Kondisi Performa Kredit UMKM

Kondisi Non Performing Loan (NPL) kredit UMKM keseluruhan terkini sangat mengkhawatirkan, padahal batas wajar tingkat Kesehatan kredit di angka 5 saja sudah diangka kategori cukup sehat, apalagi NPL per akhir Mei kredit UMKM menyentuh angka 10,67%.

“Angka NPL kredit UMKM cenderung diangka tinggi bahkan sampai 10,67% padahal setinggi- tingginya NPL diangga 4 sampai 5, tentunya hal ini tidak sejalan dengan yang dinarasikan di pidato-pidato yang menyebutkan bahwa UMKM lebih kuat dan lebih aman dari pada non-UMKM, padahal jika kita melihat statistika angka tersebut jauh dari kata aman.

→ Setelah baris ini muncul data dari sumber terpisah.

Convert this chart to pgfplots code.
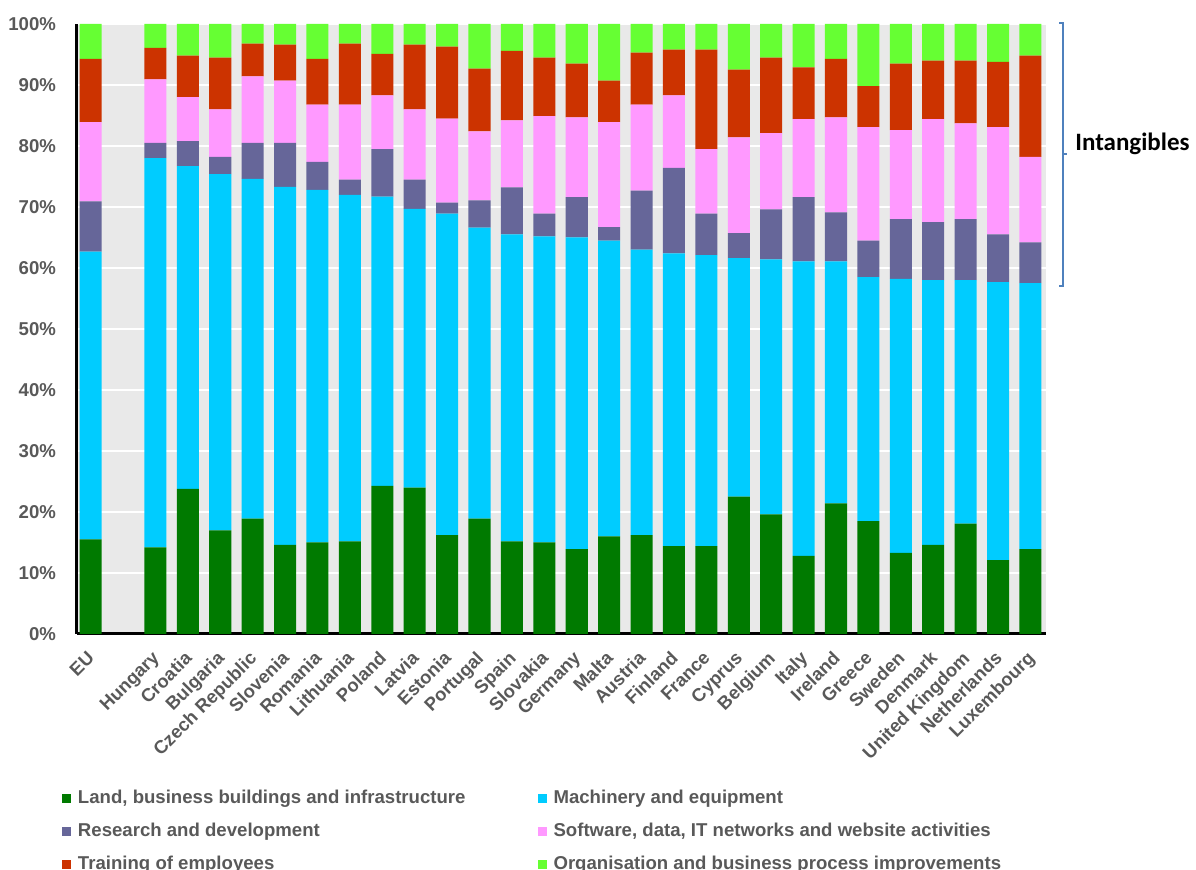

Tentunya ini sangat memberatkan kinerja bank sendiri jika harus dipaksa mengikuti pendekatan pasar,” kata Awalil.

Kelonjakan NPL tersebut dilatarbelakangi oleh beberapa faktor, yang biasanya menghambat penyaluran kredit menjadi kurang tepat dikarenakan hanya melihat seseorang punya usaha saja langsung dengan mudah mendapatkan pinjaman tanpa menimbang segi rasio resiko, karena fokus terhadap target yang harus dicapai.

Atau biasanya hal tersebut terjadi karena pengalihan kredit biasa yang dialihkan menjadi kredit KUR. Tentu hal tersebut akan menjadi faktor penyebab lain terjadinya ketidakamanan penyaluran kredit UMKM.

Selain itu di era digitalisasi saat ini, yang bertumbuhnya juga perbankan-perbankan yang menyasar segmen digital tentu akan merasakan kesulitan untuk menjangkau segmentasi UMKM. Belum lagi Bank yang dimiliki oleh investor asing yang fokus dengan pembiayaan korporasi ataupun di e-commerce.

Sebagaimana pernah disampaikan oleh Aviliani (Ekonom INDEF) di forum FGD secara daring beberapa waktu mengatakan bahwa, angka RPIM 30% itu di lapangan sangat berat, dan jika bank-bank mengubah model segmentasi bisnis tentu tidak mungkin.